Wordless Books

Follow the Firefly

Bernardo Carvalho

This book is unusual… and a lot of fun. Hold it as you would most books and the first story, Follow The Firefly, reads from front to back. Get to the end and you can reverse direction and head back through the pages to read the second tale, Run, Rabbit, Run!.

Although each story is separate, the two are closely linked. As illustrator Carvalho – one of the founders of the award-winning publishing house Planeta Tangerina – explains on blog.picturebookmakers.com, both tales take place in the same setting. ‘Things are happening at exactly the same time,’ he says, ‘two different stories that share the same stage, or one story that gives rise to another, or stories that latch onto one another in a never-ending loop. When one ends, the next one starts – and it starts because the other one has ended.’

Follow the Firefly spread

The first story opens with the sub-title: ‘Excuse me, have you seen a flashing light?’ This alerts us to the fact that Firefly – who looks remarkable like a grey light bulb – is looking for soulmate who shares his particular characteristic of bioluminescence. When the jungle animals organise a barbecue party he feels especially lonely, and decides to leave the jungle. He heads to the city and eventually finds the, somewhat surprising, object of his dreams. But in doing so he causes a major traffic pile-up.

Due to the pile-up, the rabbit of the second story is able to escape from his cage on a greedy hunter’s truck. The hunter’s dog, though, spots the escapee and immediately gives chase through the city and back into the jungle. By the time the two arrive at the barbecue being enjoyed by the animals they have made friends. Rabbit and Dog are delighted to join in the party, but Firefly is feeling left out and lonely. So the loop begins again.

Follow the Firefly spread

Of the two stories, and despite the fact one runs in a counter direction to our normal Western instincts, Run, Rabbit, Run! is clearer to follow than Follow The Firefly. That’s partly because, rather than one protagonist, the firefly, there are two characters in this tale, the dog and the rabbit. In addition these animals are more recognisable than the insect, and are drawn more prominently, whereas you have to look quite carefully to spot the firefly in some pictures.

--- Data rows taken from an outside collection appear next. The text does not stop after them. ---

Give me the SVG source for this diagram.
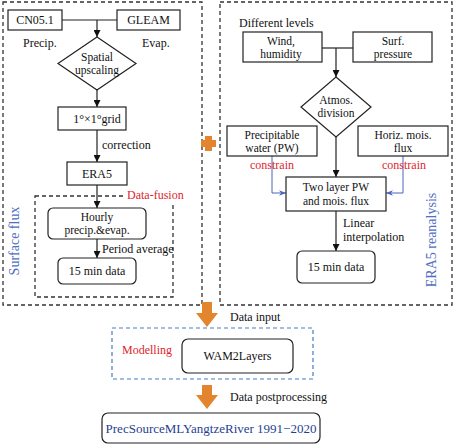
<svg xmlns="http://www.w3.org/2000/svg" width="455" height="447" viewBox="0 0 455 447">
<defs>
<style>
text{font-family:"Liberation Serif","Times New Roman",serif;font-size:12px;fill:#111;}
.c{text-anchor:middle;}
.s{font-size:11.5px;}
.box{fill:#fff;stroke:#222;stroke-width:1.2;}
.dash{fill:none;stroke:#333;stroke-width:1.3;stroke-dasharray:4,3;}
.ln{fill:none;stroke:#222;stroke-width:1.2;}
.bl{fill:none;stroke:#4a66b8;stroke-width:1;}
.red{fill:#e01e2e;}
.blue{fill:#4f6fbf;}
.orange{fill:#e2852e;}
</style>
<marker id="ah" viewBox="0 0 10 10" refX="10" refY="5" markerWidth="7" markerHeight="7" orient="auto" markerUnits="userSpaceOnUse"><path d="M0,0 L10,5 L0,10 z" fill="#111"/></marker>
<marker id="ab" viewBox="0 0 10 10" refX="10" refY="5" markerWidth="7" markerHeight="7" orient="auto" markerUnits="userSpaceOnUse"><path d="M0,1 L10,5 L0,9 L3,5 z" fill="#4a66b8"/></marker>
</defs>

<g id="frames">
<rect class="dash" x="3" y="2" width="199" height="303"/>
<rect class="dash" x="220" y="2" width="232" height="303"/>
<rect class="dash" x="35" y="196" width="138" height="101"/>
<rect x="126" y="190" width="54" height="12" fill="#fff"/>
<rect fill="none" stroke="#4a7abf" stroke-width="1.2" stroke-dasharray="4,3" x="112" y="328" width="201" height="51"/>
</g>

<g id="connectors">
<path class="ln" d="M62,20 H117"/>
<path class="ln" d="M97,20 V37" marker-end="url(#ah)"/>
<path class="ln" d="M97,90 V107" marker-end="url(#ah)"/>
<path class="ln" d="M97,130 V162" marker-end="url(#ah)"/>
<path class="ln" d="M97,185 V208" marker-end="url(#ah)"/>
<path class="ln" d="M97,239 V258" marker-end="url(#ah)"/>
<path class="ln" d="M322,48 H353"/>
<path class="ln" d="M336,48 V77" marker-end="url(#ah)"/>
<path class="ln" d="M336,137 V177" marker-end="url(#ah)"/>
<path class="ln" d="M336,211 V251" marker-end="url(#ah)"/>
<path class="bl" d="M272,156 V193 H286" marker-end="url(#ab)"/>
<path class="bl" d="M403,156 V193 H386" marker-end="url(#ab)"/>
<path class="orange" d="M202,302 H212 V313 H218 L207,327 L196,313 H202 Z"/>
<path class="orange" d="M202,385 H212 V395 H218 L207,409 L196,395 H202 Z"/>
<path class="orange" d="M205,136 H212 V140 H216 V147 H212 V151 H205 V147 H201 V140 H205 Z"/>
</g>

<g id="cn05">
<rect class="box" x="8" y="10" width="54" height="20"/>
<text class="c" x="35" y="24">CN05.1</text>
<text x="23" y="47">Precip.</text>
</g>
<g id="gleam">
<rect class="box" x="117" y="10" width="63" height="20"/>
<text class="c" x="148.5" y="24">GLEAM</text>
<text x="142" y="47">Evap.</text>
</g>
<g id="spatial">
<path class="box" d="M97,37 L136,63.5 L97,90 L58,63.5 Z"/>
<text class="c s" x="97" y="60.5">Spatial</text>
<text class="c s" x="97" y="74">upscaling</text>
</g>
<g id="grid">
<rect class="box" x="58" y="107" width="68" height="23"/>
<text class="c" x="97" y="123">1°×1°grid</text>
<text x="102" y="149">correction</text>
</g>
<g id="era5">
<rect class="box" x="67" y="162" width="60" height="23"/>
<text class="c" x="97" y="178">ERA5</text>
</g>
<g id="datafusion">
<text class="red" x="127" y="199">Data-fusion</text>
</g>
<g id="hourly">
<rect class="box" x="48" y="208" width="98" height="31" rx="5"/>
<text class="c s" x="97" y="220.5">Hourly</text>
<text class="c s" x="97" y="234">precip.&amp;evap.</text>
<text x="102" y="253">Period average</text>
</g>
<g id="min15left">
<rect class="box" x="58" y="258" width="78" height="26" rx="5"/>
<text class="c" x="97" y="275">15 min data</text>
</g>
<g id="surfaceflux">
<text class="c blue" transform="translate(19,241) rotate(-90)" style="font-size:14px">Surface flux</text>
</g>

<g id="levels">
<text x="239" y="27">Different levels</text>
</g>
<g id="wind">
<rect class="box" x="243" y="32" width="79" height="30"/>
<text class="c s" x="281" y="44.5">Wind,</text>
<text class="c s" x="281" y="58">humidity</text>
</g>
<g id="surf">
<rect class="box" x="353" y="32" width="79" height="30"/>
<text class="c s" x="393" y="44.5">Surf.</text>
<text class="c s" x="393" y="58">pressure</text>
</g>
<g id="atmos">
<path class="box" d="M336,77 L371,107 L336,137 L301,107 Z"/>
<text class="c s" x="336" y="103.5">Atmos.</text>
<text class="c s" x="336" y="117">division</text>
</g>
<g id="pw">
<rect class="box" x="227" y="126" width="90" height="30"/>
<text class="c s" x="272" y="138.5">Precipitable</text>
<text class="c s" x="272" y="152">water (PW)</text>
<text class="c red" x="272" y="169">constrain</text>
</g>
<g id="horiz">
<rect class="box" x="358" y="126" width="90" height="30"/>
<text class="c s" x="403" y="138.5">Horiz. mois.</text>
<text class="c s" x="403" y="152">flux</text>
<text class="c red" x="404" y="169">constrain</text>
</g>
<g id="twolayer">
<rect class="box" x="286" y="177" width="100" height="34"/>
<text class="c s" x="336" y="191">Two layer PW</text>
<text class="c s" x="336" y="205">and mois. flux</text>
<text x="343" y="227">Linear</text>
<text x="343" y="241">interpolation</text>
</g>
<g id="min15right">
<rect class="box" x="297" y="251" width="78" height="32" rx="5"/>
<text class="c" x="336" y="271">15 min data</text>
</g>
<g id="era5reanalysis">
<text class="c blue" transform="translate(436,240) rotate(-90)" style="font-size:14px">ERA5 reanalysis</text>
</g>

<g id="datainput">
<text x="230" y="321">Data input</text>
</g>
<g id="modelling">
<text class="red" x="122" y="354">Modelling</text>
</g>
<g id="wam">
<rect class="box" x="182" y="339" width="111" height="34" rx="6"/>
<text class="c" x="237.5" y="360">WAM2Layers</text>
</g>
<g id="postproc">
<text x="230" y="401">Data postprocessing</text>
</g>
<g id="result">
<rect class="box" x="102" y="413" width="218" height="30" rx="6"/>
<text class="c" x="211" y="433" style="font-size:13px;fill:#1f3f8f">PrecSourceMLYangtzeRiver 1991−2020</text>
</g>
</svg>
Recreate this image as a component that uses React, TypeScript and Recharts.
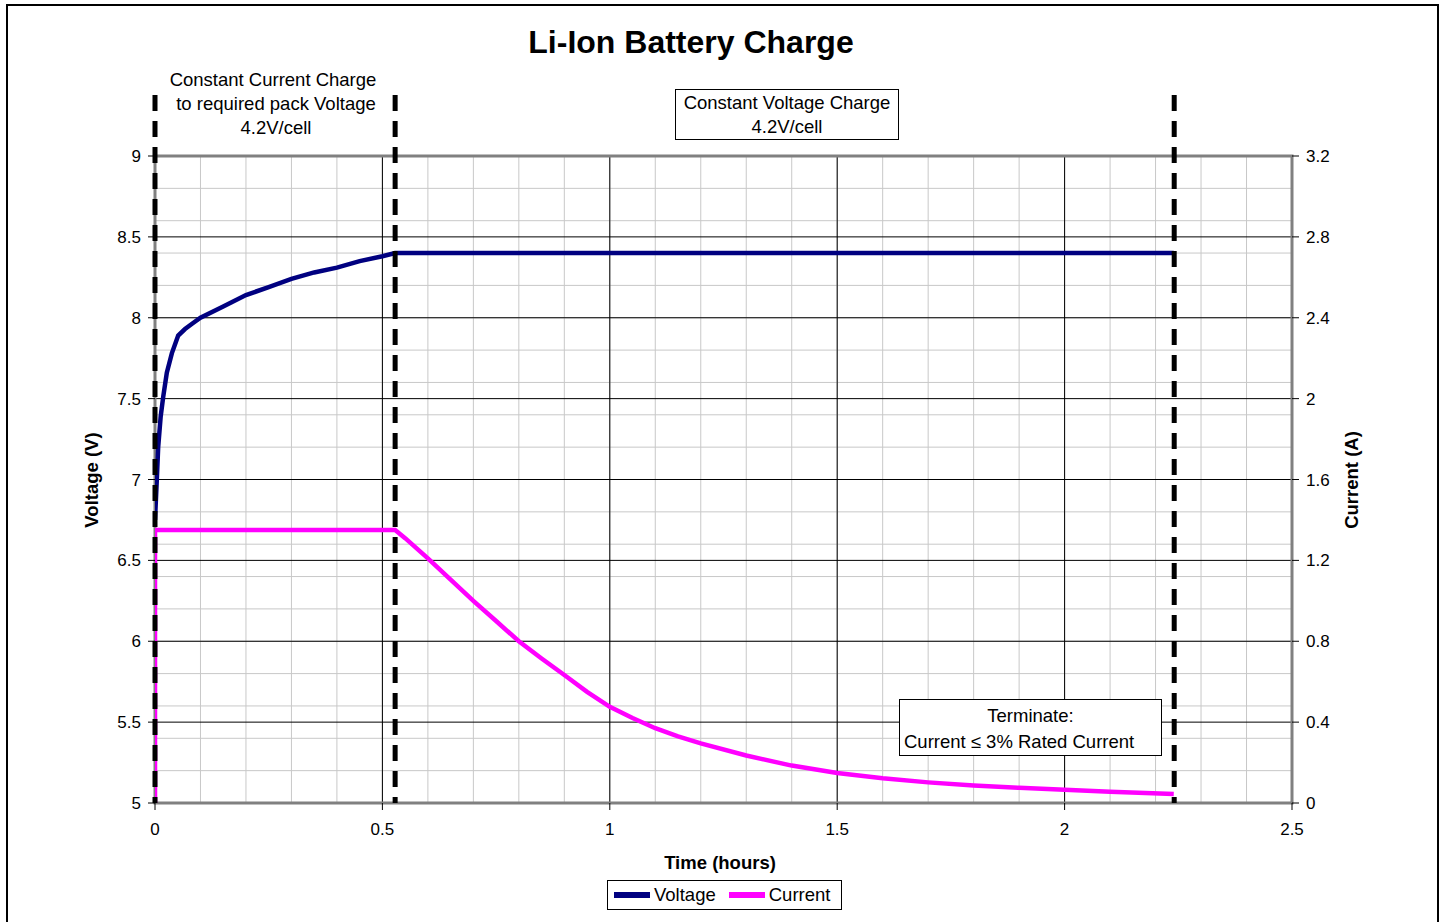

Carvalho’s loose watercolour illustrations are busy and quite surreal, more impressionist than realistic. People, animals and insects may be drawn at different scales, like the ladybird who is half the size of the dog, or they may appear as mere outlines on the page, perhaps in unexpected colours, such as blue or green. This non-naturalistic technique can make it difficult to work out exactly what is being represented at times, but it also helps to ‘disguise’ the alternative tale. As Carvalho has said: ‘With plainer colours and fewer details, it would have been harder to distance ourselves from the other story.

Follow the Firefly spread

There are many different birds and animals for children to spot throughout the book, and there are several witty visual details for the adults too, such as the hunter’s teeth, which look remarkably like the bars on the cages he is transporting. At one point Dog becomes so confused his head is shown spinning in two directions. But occasionally there are big gaps to fill between pictures, such as when Rabbit is shown on a bus in one picture and swimming across a river in the next, with no bus in sight, which can make the reading ‘leaps’ quite a challenge.

Overall, though, Follow The Firefly / Run, Rabbit, Run! is a clever entertaining idea that offers double value as a reading experience. It makes you reassess what a book can do.